# Upgrading my series 1? Modem died, and so on...



## Andrew60647 (Aug 10, 2006)

Hi, all,

I have a series 1 that I bought a lifetime subscription for way back when they were cheap. Its modem recently conked out. I'm considering options...

I could buy another Tivo from Amazon or Ebay and cannibalize it for parts - the modem, and (if I got one with a bigger HD), possibly the hard drive, for between $50 and 100.

I could get the Tivo modem replacement kit from WeaKnees, which would run me about $70.

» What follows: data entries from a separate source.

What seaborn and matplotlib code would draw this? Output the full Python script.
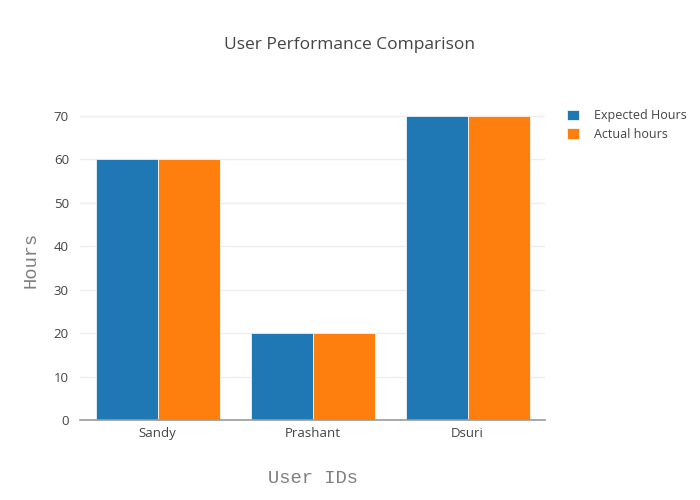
import matplotlib
matplotlib.use("Agg")
import matplotlib.pyplot as plt
import seaborn as sns
import pandas as pd
from matplotlib.patches import Patch

users = ["Sandy", "Prashant", "Dsuri"]
expected_hours = [60, 20, 70]
actual_hours = [60, 20, 70]
series_names = ["Expected Hours", "Actual hours"]
colors = ["#1f77b4", "#ff7f0e"]
yticks = [0, 10, 20, 30, 40, 50, 60, 70]

df = pd.DataFrame({
    "user": users * 2,
    "hours": expected_hours + actual_hours,
    "series": [series_names[0]] * 3 + [series_names[1]] * 3,
})

sns.set_style("white")
plt.rcParams["font.family"] = ["Open Sans", "DejaVu Sans"]

fig = plt.figure(figsize=(7, 5), dpi=100)
ax = fig.add_axes([80 / 700, 80 / 500, 465 / 700, 320 / 500])

sns.barplot(data=df, x="user", y="hours", hue="series", palette=colors,
            order=users, hue_order=series_names, width=0.8,
            edgecolor="white", linewidth=0.5, ax=ax, legend=False, saturation=1)

ax.set_xlim(-0.5, 2.5)
ax.set_ylim(0, 73.68)
ax.set_yticks(yticks)
ax.set_yticklabels([str(v) for v in yticks])
ax.yaxis.grid(True, color="#eeeeee", linewidth=1)
ax.set_axisbelow(True)
for s in ["top", "right", "left"]:
    ax.spines[s].set_visible(False)
ax.spines["bottom"].set_color("#9a9a9a")
ax.spines["bottom"].set_linewidth(1.2)
ax.tick_params(axis="both", colors="#444444", labelsize=9.5, length=0, pad=5)
ax.tick_params(axis="y", pad=8)

ax.set_xlabel("User IDs", family="Liberation Mono", fontsize=13.5, color="#7f7f7f", labelpad=21.5)
ax.set_ylabel("Hours", family="Liberation Mono", fontsize=13.5, color="#7f7f7f", labelpad=10)

fig.text(350 / 700, 1 - 45 / 500, "User Performance Comparison", ha="center", va="center",
         fontsize=12.5, color="#444444")

handles = [Patch(facecolor=c, edgecolor="white", linewidth=0.5) for c in colors]
fig.legend(handles, series_names, loc="upper left", bbox_to_anchor=(556 / 700, 1 - 98 / 500),
           frameon=False, fontsize=9, handlelength=0.95, handleheight=0.95, handletextpad=1.2,
           labelspacing=0.45, labelcolor="#444444")

fig.savefig("out.png", dpi=100)
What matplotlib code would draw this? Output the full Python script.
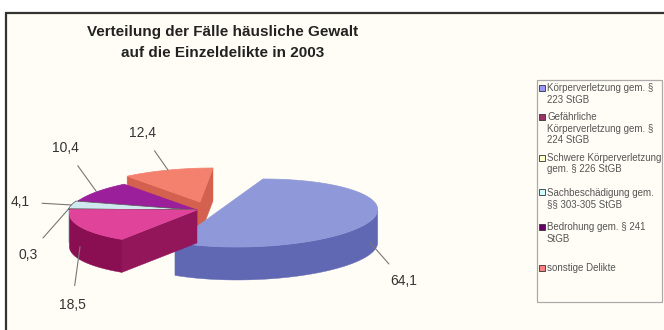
import numpy as np
import matplotlib.pyplot as plt
from matplotlib.patches import Polygon, Rectangle

plt.rcParams['font.family'] = ['Liberation Sans', 'DejaVu Sans']

# data
categories = ['Körperverletzung gem. §\n223 StGB',
              'Gefährliche\nKörperverletzung gem. §\n224 StGB',
              'Schwere Körperverletzung\ngem. § 226 StGB',
              'Sachbeschädigung gem.\n§§ 303-305 StGB',
              'Bedrohung gem. § 241\nStGB',
              'sonstige Delikte']
values = [64.1, 18.5, 0.3, 4.1, 10.4, 12.4]
value_labels = ['64,1', '18,5', '0,3', '4,1', '10,4', '12,4']

# styles
top_col = ['#8f98d9', '#e0449a', '#f6fbfb', '#cfe9ee', '#9b1e9b', '#f4806e']
wall_col = ['#6068b3', '#8a0f52', '#c4caca', '#6d7a7c', '#650f65', '#c75a4c']
face_col = ['#6b73bd', '#93155a', '#d8dede', '#8a9a9c', '#7a157a', '#d4604f']
edge_col = ['#8f98d9', '#e0449a', '#555555', '#555555', '#9b1e9b', '#f4806e']
legend_col = ['#9999ff', '#993366', '#ffffcc', '#ccffff', '#660066', '#ff8080']
shift = [(53, 3), (0, 0), (-2, 0), (-2, 0), (0, 0), (3, -8)]   # explode, px
label_pos = [(404, 281), (72, 305), (28, 255), (20, 202), (65, 148), (142, 133)]

cx, cy = 197, 210
rx, ry, depth, shear = 127, 34, 33, 13
start = 90.0

fig = plt.figure(figsize=(6.64, 3.30), dpi=100)
fig.patch.set_facecolor('white')
ax = fig.add_axes([0, 0, 1, 1])
ax.set_xlim(0, 664)
ax.set_ylim(330, 0)
ax.axis('off')

# chart frame
ax.add_patch(Rectangle((6, 13), 700, 400, fc='#fffdf5', ec='#333333', lw=1.6, zorder=0))

ax.text(223, 32, 'Verteilung der Fälle häusliche Gewalt', ha='center', va='center',
        fontsize=11, fontweight='bold', color='#222222')
ax.text(223, 53, 'auf die Einzeldelikte in 2003', ha='center', va='center',
        fontsize=11, fontweight='bold', color='#222222')


def proj(t, r, off, z):
    u = r * np.cos(np.radians(t))
    v = r * np.sin(np.radians(t))
    return cx + off[0] + rx * u + shear * v, cy + off[1] - ry * v + depth * z


vals = np.array(values)
spans = 360 * vals / vals.sum()
ends = start - np.cumsum(spans)
starts = ends + spans
k = shear / rx

order = sorted(range(len(vals)),
               key=lambda i: -np.sin(np.radians((starts[i] + ends[i]) / 2)))
zz = 2
for i in order:
    a, b, off = starts[i], ends[i], shift[i]
    t = np.linspace(a, b, max(int(abs(a - b)) * 2, 3))
    apex_t = proj(0, 0, off, 0)
    apex_b = proj(0, 0, off, 1)
    # radial faces
    for ang, vis in ((a, np.cos(np.radians(a)) + k * np.sin(np.radians(a)) < 0),
                     (b, np.cos(np.radians(b)) + k * np.sin(np.radians(b)) > 0)):
        if vis and spans[i] < 180:
            e_t = proj(ang, 1, off, 0)
            e_b = proj(ang, 1, off, 1)
            ax.add_patch(Polygon([apex_t, e_t, e_b, apex_b], closed=True,
                                 fc=face_col[i], ec=face_col[i], lw=0.3, zorder=zz))
            zz += 1
    # outer wall
    rad = np.radians(t)
    mask = np.sin(rad) - k * np.cos(rad) < 0
    if mask.any():
        idx = np.where(mask)[0]
        groups = np.split(idx, np.where(np.diff(idx) > 1)[0] + 1)
        for g in groups:
            tt = t[g]
            xt, yt = proj(tt, 1, off, 0)
            xb, yb = proj(tt, 1, off, 1)
            pts = list(zip(xt, yt)) + list(zip(xb[::-1], yb[::-1]))
            ax.add_patch(Polygon(pts, closed=True, fc=wall_col[i], ec=wall_col[i],
                                 lw=0.3, zorder=zz))
            zz += 1
    # top (large slices drawn convex, as the reference renders them)
    xt, yt = proj(t, 1, off, 0)
    pts = list(zip(xt, yt))
    if spans[i] < 180:
        pts = [apex_t] + pts
    ax.add_patch(Polygon(pts, closed=True, fc=top_col[i], ec=edge_col[i], lw=0.5, zorder=zz))
    zz += 1

# value labels with leader lines
for i in range(len(vals)):
    mid = (starts[i] + ends[i]) / 2
    front = np.sin(np.radians(mid)) < 0
    anchor = proj(mid, 1, shift[i], 0.6 if front else 0)
    ax.annotate(value_labels[i], xy=anchor, xytext=label_pos[i], ha='center', va='center',
                fontsize=10, color='#333333', zorder=50,
                arrowprops=dict(arrowstyle='-', color='#777777', lw=0.8,
                                shrinkA=7, shrinkB=0))

# legend
ax.add_patch(Rectangle((537, 80), 125, 222, fc='#fffdf5', ec='#aaaaaa', lw=0.9, zorder=40))
centers = np.linspace(94, 268, len(categories))
for i, (lab, yc) in enumerate(zip(categories, centers)):
    n = lab.count('\n') + 1
    y0 = yc - (n - 1) * 6
    ax.add_patch(Rectangle((539, y0 - 3), 6, 6, fc=legend_col[i], ec='#333333', lw=0.6, zorder=41))
    ax.text(547, yc, lab, ha='left', va='center', fontsize=7, color='#555555',
            linespacing=1.2, zorder=41)

fig.savefig('out.png', dpi=100)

I could do the whole ethernet thing, but my living room is not wired for that right now, and every day I spend on ancillary projects brings me one day closer to the day that my program guide info runs out. =-[

The first option is more attractive to me, since both would wind up being about the same price, and option 1 would probably net me a new HD. My concern is any hardware incompatibility between my series 1 and a series 2? Has anyone done this? I'm also vaguely concerned that I could wind up removing/replacing/damaging whatever component of the Tivo box stores my account ID, and losing my lifetime subscription in the bargain.


----------



## classicsat (Feb 18, 2004)

The modems are not modular, plus are of a whole different design for Series1 to Series 2. If you do get a Series one, it could have also failed, or be next to it.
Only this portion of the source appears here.